The killweb module is called by specifying the working directory of this example case and the path from there to the killchain config file.

In [None]:
killweb = Killweb(
    working_dir=".",
    config_file="configs/bn_killchain.json",
)

The data is read and confirmed that the configs are in valid json format. Next we can print all the paths through the killweb (there will be only one path in this tutorial -- "Radar_1, Sensor_1, Track Algorithm_1, Equation_1, Missle_1, Personnel_1"), and then run the Monte Carlo simulation with 1,000 iterations.

In [None]:
killweb.print_all_paths_in_killweb()

In [None]:
%%capture --no-stderr
killweb.monte_carlo_on_paths(1000)

Now that the Monte Carlo is complete, we can print the probabilities of success for the path in the killchain:

In [None]:
killweb.print_probabilities_of_paths(1)

In cases where there are more than one path in the Killweb, we can specify the path to test and get its probability of success as the proportion of time it sucessfully complete:

In [None]:
path_to_test = ["Radar_1", "Sensor_1", "Track Algorithm_1", "Equation_1", "Missle_1", "Personnel_1"]
killweb.print_proportion_complete(path_to_test)

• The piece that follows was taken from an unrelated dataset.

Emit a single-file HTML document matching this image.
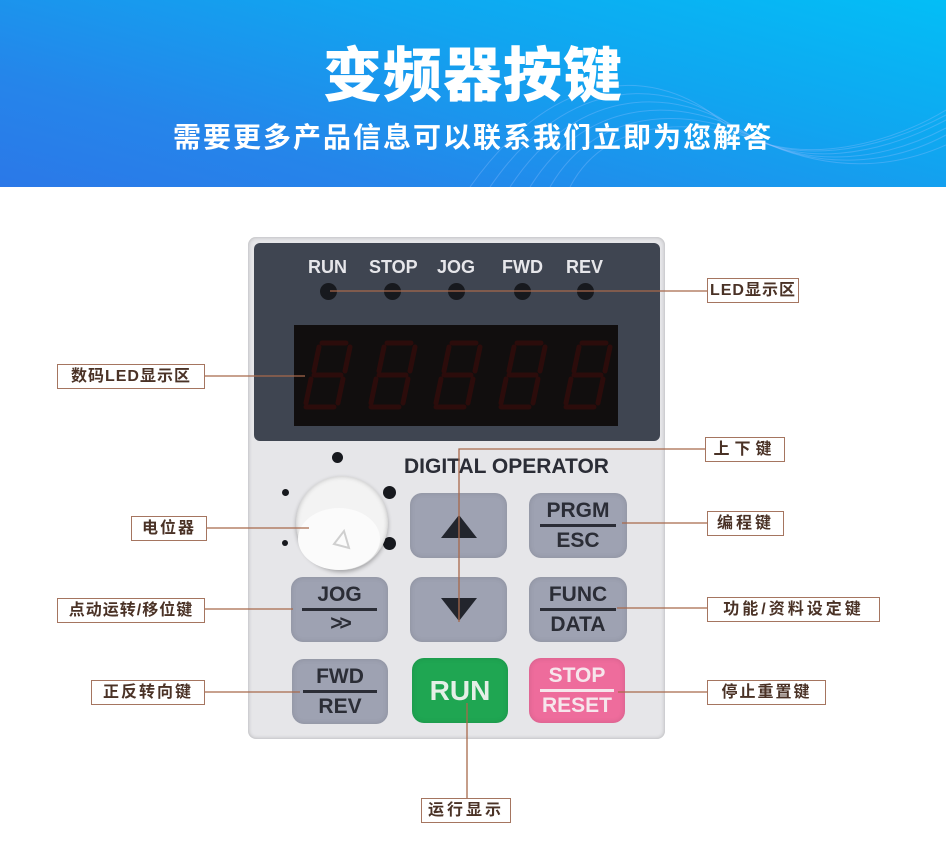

For a specific path, we can also plot the distribution of outcomes for each node as both a proportion of binary success using the `killweb.plot_monte_carlo_distribution` method or as the histogram of actual probabilities of success using the `killweb.plot_probability_distribution` method. Not that for the `killweb.plot_probability_distribution`, becuase all the probabilities are high it will look like outcomes are either 1.0 or 0.